Canadian filmmaker says that many of the death threats she receives stem from Muslims in Scandinavia
Jonathan Tisdall:
Controversial Canadian journalist and filmmaker Irshad Manji says that many of the death threats she receives stem from Scandinavia.
Speaking at Nordic Media Days in Bergen, Manji, a Muslim herself, spoke of the challenges in communication with the Muslim world.
Manji, the author of The Trouble with Islam Today and the maker of acclaimed documentary Faith without Fear, discussed the open spread of extreme Islamism in the West, and the importance of communication as a support to reform-friendly Muslims.
"Western journalists are too careful. They feel ignorant and do not dare to ask the critical questions.

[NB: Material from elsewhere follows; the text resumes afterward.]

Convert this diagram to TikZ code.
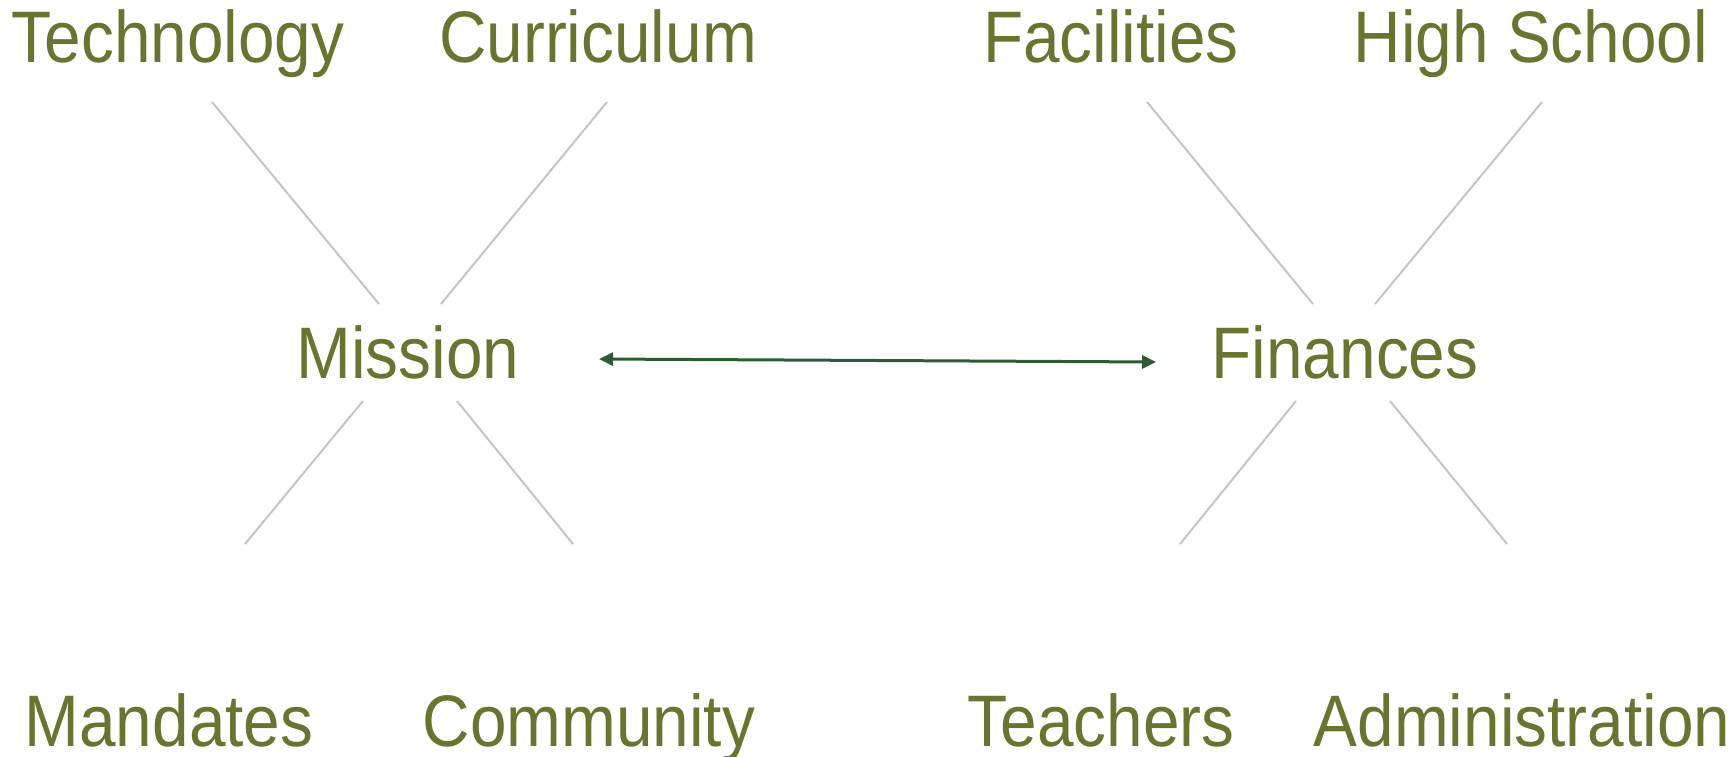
\documentclass[tikz,border=0pt]{standalone}
\usepackage{fontspec}
\setmainfont{Liberation Sans}
\newfontfamily\condfont[FakeStretch=0.9]{Liberation Sans}
\usetikzlibrary{arrows.meta}
\definecolor{olive}{HTML}{6A7430}
\definecolor{spoke}{HTML}{C4C4C4}
\definecolor{arrowgreen}{HTML}{2E5A36}
\tikzset{
  lbl/.style={anchor=base, inner sep=0pt, text=olive, font=\condfont\fontsize{73}{84}\selectfont},
  hub/.style={lbl, fill=white},
  spokeline/.style={draw=spoke, line width=2pt},
  link/.style={draw=arrowgreen, line width=3pt, {Triangle[length=14pt,width=13pt]}-{Triangle[length=14pt,width=13pt]}}
}
\begin{document}
\begin{tikzpicture}[x=1pt,y=-1pt]
\useasboundingbox (0,0) rectangle (1734,757);
% labels
\node[lbl] (tech) at (178,63) {Technology};
\node[lbl] (curr) at (598,63) {Curriculum};
\node[lbl] (faci) at (1111,63) {Facilities};
\node[lbl] (high) at (1531,63) {High School};
\node[lbl] (mand) at (169,746) {Mandates};
\node[lbl] (comm) at (589,746) {Community};
\node[lbl] (teac) at (1101,746) {Teachers};
\node[lbl] (admi) at (1522,746) {Administration};
% hubs
\node[hub] (mission) at (408,378) {Mission};
\node[hub] (finances) at (1345,378) {Finances};
% spoke end points
\coordinate (techA) at (212,102);  \coordinate (techB) at (379,304);
\coordinate (currA) at (607,102);  \coordinate (currB) at (441,304);
\coordinate (mandA) at (245,544);  \coordinate (mandB) at (363,401);
\coordinate (commA) at (573,544);  \coordinate (commB) at (457,401);
\coordinate (faciA) at (1147,102); \coordinate (faciB) at (1313,304);
\coordinate (highA) at (1542,102); \coordinate (highB) at (1375,304);
\coordinate (teacA) at (1180,544); \coordinate (teacB) at (1296,401);
\coordinate (admiA) at (1507,544); \coordinate (admiB) at (1390,401);
\draw[spokeline] (techA) -- (techB);
\draw[spokeline] (currA) -- (currB);
\draw[spokeline] (mandA) -- (mandB);
\draw[spokeline] (commA) -- (commB);
\draw[spokeline] (faciA) -- (faciB);
\draw[spokeline] (highA) -- (highB);
\draw[spokeline] (teacA) -- (teacB);
\draw[spokeline] (admiA) -- (admiB);
% link
\coordinate (linkL) at (599,359);
\coordinate (linkR) at (1156,362);
\draw[link] (linkL) -- (linkR);
\end{tikzpicture}
\end{document}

Western ignorance is a form of racism in the worst sense, and fundamentalism gets off too lightly," Manji said.
Manji also revealed unique footage of an interview with a leading fundamentalist from the Arab world, which she had been advised not to show for security reasons. In the interview she asked where in the Koran it says that suicide attacks make a person a martyr, a question that gave the subject great difficulties answering.
"When Canada nearly had its own Sept. 11 last year, when 17 terrorists were arrested in Toronto, the police did not mention that it had anything to do with Islam or Muslims, not a word. We must get the religious side of this story out," Manji said, and claimed that religious terrorism will likely only increase in the Western world.
"Jihad is an increasing phenomenon also in the West. I get more death threats from Western Europe than from the Arab world. Many of them in fact are from Scandinavia and Norway," Manji said.